Starting on the left does not mean Foden will not move inwards. He knows when to risk it. But less experienced players — and, yes, this includes Bellingham — do not know everything that Phil Foden knows.

Absurdly, Foden has rarely played on the left for England, and has played there less than ever recently. The question is not whether he can play there — he undoubtedly can — but whether his team-mates can make the most of him playing there. This should have been prioritised over Southgate trying to figure out who was going to warm the bench. Foden was below his best on the ball, but his positioning off the ball was excellent against Serbia.

Alexander-Arnold has had a little more time in central midfield, but still not nearly enough, given the significant differences in gameplan between Jurgen Klopp’s Liverpool and Southgate’s England. While England played their best front six against Serbia; they should have been playing together, in this formation, for a while.

It was perhaps Declan Rice who was most affected. For all the flashier players in this side, there is a case now for seeing Rice as second only to Kane as England’s key player. Yet the partnership with Alexander-Arnold is still worth less than the considerable sum of its parts, because they have not adapted their game to each other.

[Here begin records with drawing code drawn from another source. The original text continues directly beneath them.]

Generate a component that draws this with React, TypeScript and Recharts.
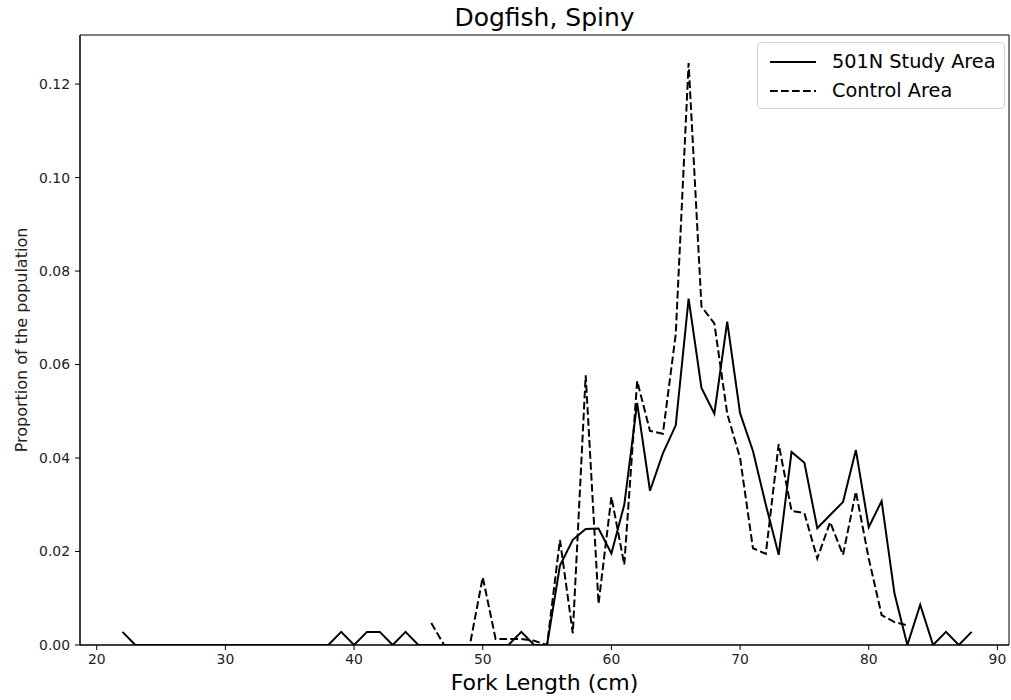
import React from 'react';
import { LineChart, Line, XAxis, YAxis, Legend, ReferenceArea } from 'recharts';

// Fork length bins (cm)
const lengths = [
  22, 23, 24, 25, 26, 27, 28, 29, 30, 31, 32, 33, 34, 35, 36, 37, 38, 39, 40, 41,
  42, 43, 44, 45, 46, 47, 48, 49, 50, 51, 52, 53, 54, 55, 56, 57, 58, 59, 60, 61,
  62, 63, 64, 65, 66, 67, 68, 69, 70, 71, 72, 73, 74, 75, 76, 77, 78, 79, 80, 81,
  82, 83, 84, 85, 86, 87, 88,
];

// 501N Study Area proportions, one per bin above
const studyArea = [
  0.0028, 0, 0, 0, 0, 0, 0, 0, 0, 0, 0, 0, 0, 0, 0, 0, 0, 0.0028, 0, 0.0028,
  0.0028, 0, 0.0028, 0, 0, 0, 0, 0, 0, 0, 0, 0.0028, 0, 0, 0.017, 0.0225, 0.0248, 0.0249, 0.0196, 0.030,
  0.0518, 0.033, 0.041, 0.047, 0.0741, 0.055, 0.0495, 0.0692, 0.0496, 0.0415, 0.030, 0.0193, 0.0413, 0.039, 0.025, 0.0278, 0.0306, 0.0417, 0.0252, 0.0308,
  0.011, 0, 0.0086, 0, 0.0028, 0, 0.0028,
];

// Control Area proportions (null = no fish in the sample range)
const controlArea = [
  null, null, null, null, null, null, null, null, null, null, null, null, null, null, null, null, null, null, null, null,
  null, null, null, null, 0.0047, 0, 0, 0, 0.0145, 0.0013, 0.0013, 0.0013, 0.0009, 0, 0.0225, 0.0025, 0.0577, 0.0088, 0.0317, 0.0172,
  0.0565, 0.0458, 0.0452, 0.0665, 0.1245, 0.0724, 0.0688, 0.0495, 0.040, 0.0207, 0.0195, 0.043, 0.0287, 0.0282, 0.0185, 0.0263, 0.0193, 0.0328, 0.0185, 0.0064,
  0.0049, 0.0042, null, null, null, null, null,
];

const xTicks = [20, 30, 40, 50, 60, 70, 80, 90];
const yTicks = [0, 0.02, 0.04, 0.06, 0.08, 0.1, 0.12];

const X_DOMAIN: [number, number] = [18.7, 90.9];
const Y_DOMAIN: [number, number] = [0, 0.1305];

const data = lengths.map((len, i) => ({
  len,
  study: studyArea[i],
  control: controlArea[i],
}));

const FONT = '"DejaVu Sans", sans-serif';
const DASH = '7.7 3.3';

const renderLegend = () => (
  <div
    style={{
      border: '1px solid #d4d4d4',
      borderRadius: 4,
      background: 'rgba(255,255,255,0.8)',
      padding: '4px 8px 3px 12px',
      fontFamily: FONT,
      fontSize: 19.3,
      color: '#000',
      width: 226,
    }}
  >
    {[
      { label: '501N Study Area', dash: undefined },
      { label: 'Control Area', dash: DASH },
    ].map((item) => (
      <div key={item.label} style={{ display: 'flex', alignItems: 'center', height: 29 }}>
        <svg width={46} height={10} style={{ marginRight: 16 }}>
          <line x1={0} y1={5} x2={46} y2={5} stroke="#000" strokeWidth={2} strokeDasharray={item.dash} />
        </svg>
        <span>{item.label}</span>
      </div>
    ))}
  </div>
);

const App: React.FC = () => {
  return (
    <div style={{ position: 'absolute', left: 0, top: 0, width: 1011, height: 700, background: '#fff' }}>
      <div
        style={{
          position: 'absolute',
          left: 80,
          width: 929,
          top: 5,
          textAlign: 'center',
          fontFamily: FONT,
          fontSize: 25,
          lineHeight: '25px',
          color: '#000',
        }}
      >
        Dogfish, Spiny
      </div>
      <LineChart width={1011} height={700} data={data} margin={{ top: 35, right: 2, left: 0, bottom: 0 }}>
        <XAxis
          dataKey="len"
          type="number"
          domain={X_DOMAIN}
          ticks={xTicks}
          allowDataOverflow
          height={55}
          stroke="#000"
          tickSize={5}
          tickMargin={4}
          tick={{ fill: '#222', fontSize: 13.9, fontFamily: FONT }}
          label={(props: any) => {
            const vb = props.viewBox;
            return (
              <text
                x={vb.x + vb.width / 2}
                y={vb.y + 45}
                textAnchor="middle"
                fontFamily={FONT}
                fontSize={22}
                fill="#000"
              >
                Fork Length (cm)
              </text>
            );
          }}
        />
        <YAxis
          type="number"
          domain={Y_DOMAIN}
          ticks={yTicks}
          allowDataOverflow
          width={80}
          stroke="#000"
          tickSize={5}
          tickMargin={5}
          tickFormatter={(v: number) => v.toFixed(2)}
          tick={{ fill: '#222', fontSize: 13.9, fontFamily: FONT }}
          label={(props: any) => {
            const vb = props.viewBox;
            const cy = vb.y + vb.height / 2;
            return (
              <text
                x={27}
                y={cy}
                transform={`rotate(-90, 27, ${cy})`}
                textAnchor="middle"
                fontFamily={FONT}
                fontSize={16}
                fill="#222"
              >
                Proportion of the population
              </text>
            );
          }}
        />
        {/* full frame around the plot, like matplotlib spines */}
        <ReferenceArea
          x1={X_DOMAIN[0]}
          x2={X_DOMAIN[1]}
          y1={Y_DOMAIN[0]}
          y2={Y_DOMAIN[1]}
          fill="none"
          stroke="#000"
          strokeWidth={1}
          ifOverflow="visible"
        />
        <Legend
          layout="horizontal"
          verticalAlign="middle"
          content={renderLegend}
          wrapperStyle={{ position: 'absolute', left: 757, top: 42, width: 'auto' }}
        />
        <Line
          type="linear"
          dataKey="study"
          name="501N Study Area"
          stroke="#000"
          strokeWidth={2}
          dot={false}
          activeDot={false}
          isAnimationActive={false}
        />
        <Line
          type="linear"
          dataKey="control"
          name="Control Area"
          stroke="#000"
          strokeWidth={2}
          strokeDasharray={DASH}
          dot={false}
          activeDot={false}
          connectNulls={false}
          isAnimationActive={false}
        />
      </LineChart>
    </div>
  );
};

export default App;
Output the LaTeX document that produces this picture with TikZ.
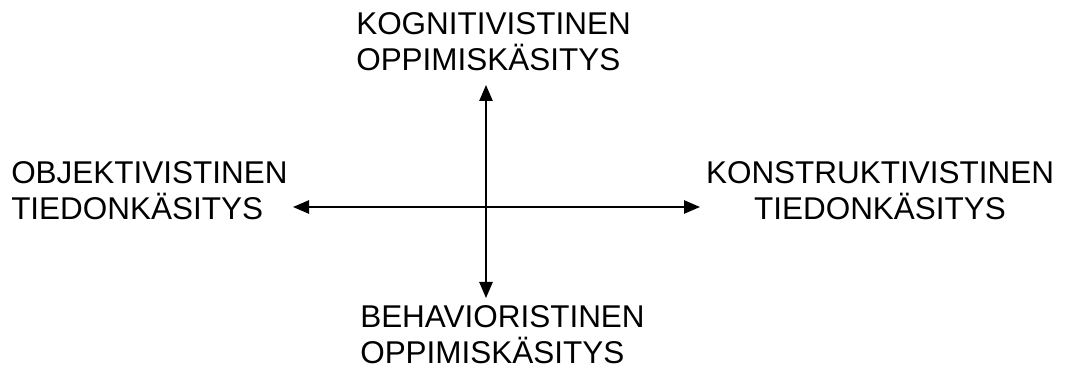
\documentclass[tikz,border=0pt]{standalone}
\usepackage{fontspec}
\setmainfont{Liberation Sans}
\usetikzlibrary{arrows.meta}

\begin{document}
\begin{tikzpicture}[x=0.75pt,y=-0.75pt,
		lbl/.style={inner sep=0pt,font=\fontsize{23.6}{27}\selectfont},
		axis/.style={line width=1.1pt,{Triangle[length=12pt,width=10pt]}-{Triangle[length=12pt,width=10pt]}}]
			\useasboundingbox (0,0) rectangle (1067,370);
			
			% Fixed coordinates
			\coordinate (up) at (486,85);
			\coordinate (down) at (486,298);
			\coordinate (left) at (293,207);
			\coordinate (right) at (700,207);
			
			% Labels
			\node (kog) at (356,12) [lbl, anchor=north west, align=left] {KOGNITIVISTINEN\\OPPIMISKÄSITYS};
			\node (obj) at (11,161) [lbl, anchor=north west, align=left] {OBJEKTIVISTINEN\\TIEDONKÄSITYS};
			\node (kon) at (880,161) [lbl, anchor=north, align=center] {KONSTRUKTIVISTINEN\\TIEDONKÄSITYS};
			\node (beh) at (360,305) [lbl, anchor=north west, align=left] {BEHAVIORISTINEN\\OPPIMISKÄSITYS};
			
			% Axes
			\draw[axis] (left) -- (right);
			\draw[axis] (down) -- (up);
		\end{tikzpicture}
\end{document}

It was primarily Rice’s wayward positioning that prevented England from pushing Serbia back in the second half, and he was eventually forced into a safety-first posture in front of the defence that does not suit the team that Southgate has belatedly picked.

While Southgate has got the big calls right, it may be that he has made them too late for England to really flourish at Euro 2024. This would ordinarily mean greater flexibility in shape and personnel is required, for the moments when it isn’t quite working, but an odd squad selection and Southgate’s lack of tactical nous could prove to be significant downsides.

It may turn out that, deprived of the time needed to become a different type of football team, Southgate’s instinctively cautious approach would have been a better strategy.

Image credit: William Brawley (CC BY 2.0)

All this said, the Serbia match was deservedly won. England defended their lead well. Bellingham’s early goal was fortunate, but England should have scored at least one more in the second half, either Kane’s effort from the Bowen cross, or the moment Foden was entirely free on the eighteen yard line only to be ignored by a showboating Bellingham.

Having now played and won a competitive match, this team will learn quickly how to play together more effectively. The performances will undoubtedly improve. Of course, strategic advantage does not itself guarantee results: England will have to get the details right too.